Ark vs Dagon

[1 Sam. 5:1] And the Philistines took the ark of God, and brought it from Eben-ezer unto Ashdod.
The capture of ark was brought from Ebenezer first to the Philistine city Ashdod and was kept here before the Philistine idol Dagon. In so doing the Philistines, just as the Israelites, committed the mistake of taking the symbol for the reality. They thought that by placing the ark before Dagon they could humiliate the G-d of the Israelites and assert Dagon’s superiority over him. Yahweh, who looks at the hearts of men and women, frustrated the Philistines intentions by creating panic among the people and by causing many deaths through plagues such as tumors, and mice. The ark was moved from one city to another, to all five cities of the Philistines, in the hope that such human adjustments would avert the plagues. But wherever the ark went there was a deathly panic throughout the whole city.
Ashdod or Azotus, one of the five Philistine satrapies, and a place of great strength. It was an inland town, thirty-four miles north of Gaza, now called Esdud.
The Israelites adapted the Canaanite sacrificial system and festivals and interpreted them in the context of their faith in Yahweh. Old Canaanite shrines were used for Yahweh worship. The worship of foreign deities such as Dagon was strictly prohibited. Since Baal and Ashtaroth were deities of a fertility cult, the Israelites, who were newly introduced to agriculture, were greatly tempted to worship them. Stately temples were erected in honor of this idol, which was the principal deity of the Philistines, but whose worship extended over all Syria, as well as Mesopotamia and Chaldea; its name being found among the Assyrian gods on the cuneiform inscriptions. It was represented under a hideous combination of a human head, breast, and arms, joined to the belly and tail of a fish. The captured ark was placed in the temple of Dagon, right before this image of the idol.

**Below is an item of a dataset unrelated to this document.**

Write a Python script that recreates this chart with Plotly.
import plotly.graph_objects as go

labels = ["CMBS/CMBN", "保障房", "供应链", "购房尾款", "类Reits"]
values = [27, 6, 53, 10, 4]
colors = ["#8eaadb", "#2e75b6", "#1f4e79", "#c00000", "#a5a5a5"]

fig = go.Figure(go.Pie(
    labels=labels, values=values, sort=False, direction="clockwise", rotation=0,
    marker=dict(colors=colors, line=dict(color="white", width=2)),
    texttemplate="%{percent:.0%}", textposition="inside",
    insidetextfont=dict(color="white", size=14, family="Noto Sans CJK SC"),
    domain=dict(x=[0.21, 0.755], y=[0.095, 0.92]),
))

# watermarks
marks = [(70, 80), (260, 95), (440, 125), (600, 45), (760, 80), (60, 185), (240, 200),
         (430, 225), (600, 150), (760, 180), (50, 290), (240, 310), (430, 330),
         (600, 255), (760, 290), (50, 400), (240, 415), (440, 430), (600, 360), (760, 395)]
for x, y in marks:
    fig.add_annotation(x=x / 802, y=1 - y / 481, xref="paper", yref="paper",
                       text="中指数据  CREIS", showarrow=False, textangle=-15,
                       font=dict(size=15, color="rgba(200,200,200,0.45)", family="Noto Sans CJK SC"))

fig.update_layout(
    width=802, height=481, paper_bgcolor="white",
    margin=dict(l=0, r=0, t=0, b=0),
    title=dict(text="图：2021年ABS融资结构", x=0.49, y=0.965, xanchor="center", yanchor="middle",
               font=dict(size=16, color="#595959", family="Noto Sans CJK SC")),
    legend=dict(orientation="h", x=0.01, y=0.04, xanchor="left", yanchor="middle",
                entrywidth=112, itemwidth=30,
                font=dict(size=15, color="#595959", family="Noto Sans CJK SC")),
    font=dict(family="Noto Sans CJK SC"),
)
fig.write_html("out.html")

Ashdod lay midway betweren Joppa and Gaza. A village in that region still bears the name Eshdud today.
Arose early - They were filled with consternation when they found the object of their stupid reverence prostrate before the symbol of the divine presence. Though set up, it fell again, and lay in a state of complete mutilation; its head and arms, severed from the trunk, were lying in distant and separate places, as if violently cast off, and only the fishy part remained. The degradation of their idol, though concealed by the priests on the former occasion, was now more manifest and infamous. It lay in the attitude of a beaten enemy and a suppliant, and this picture of humiliation significantly declared the superiority of the G-d of Israel.
The temple of Dagon, said to have existed there, seems to have continued until the time of the Maccabees. There was another shrine of Dagon in Gaza. The nature and attributes of Dagon are not fully known to us. It is possible to relate this name to two Hebrew words – fish and corn.
The worship in Syria of the fish-god with the head and hands of a man and the body of a fish is well attested. This would make Dagon a fertility idol, the idol of the corn. He would be at home in the five grain growing cities of the plains of the Shephelah. Dagon fall, no head and no hands, only the trunk remained. This word trunk is not found in the Hebrew; it is supplied from the Targum and other ancient versions. One says that this half-fish and half human – leaped over the threshold are parallel by the Fish Gate. Such a ritual jumping over the threshold of temples was widely practiced in ancient times.
Yahweh proves to the Philistines to be more than the symbol of Yahweh’s presence, the ark, and the capture of the ark does not mean Dagon’s supremacy over him. This was symbolically indicated by the fact that the image of Dagon fell down before the ark and that its head and hands were cut off and were laying on the threshold of the temple. According to Philistine belief, the threshold itself now became holy in a special way.
The hand of the L-rd was heavy upon them of Ashdod - The presumption of the Ashdodites was punished by a severe judgment that overtook them in the form of a pestilence.
Emerods – tumors here are similar to the boils in Egypt. The Hebrew word for tumors is used elsewhere only in Deut. 28:27, where it refers to the boils in Egypt. Bleeding piles, hemorrhoids (Psalms 78:66), in a very irritated form. As the heathens generally regarded diseases affecting the secret parts of the body as punishments from the gods for trespasses committed against themselves, the Ashdodites would be the more ready to look upon the prevailing epidemic as demonstrating the anger of G-d, already shown against their idol.
The ark of G-d shall not abide with us - It was removed successively to several of the large towns of the country, but the same pestilence broke out in every place and raged so fiercely and fatally that the authorities were forced to send the ark back into the land of Israel (5:8-10).
So the ark was first sent to Gath and then to Ekron. 1 Sam. 6:17, however implies that the ark was sent to all five cities of the Philistines and that wherever it went the people were affected by the plagues. Ekron was the most northerly of the Philistine cities but the nearest one to the land of Israel.
Up to heaven is an idiomatic expression for prayers reaching to G-d. G-d answered their cry for all genuine cries of repentance and prayers reach Him, Acts 10:34-35.
The disease is attended with acute pain, and it is far from being a rare phenomenon in the Philistian plain.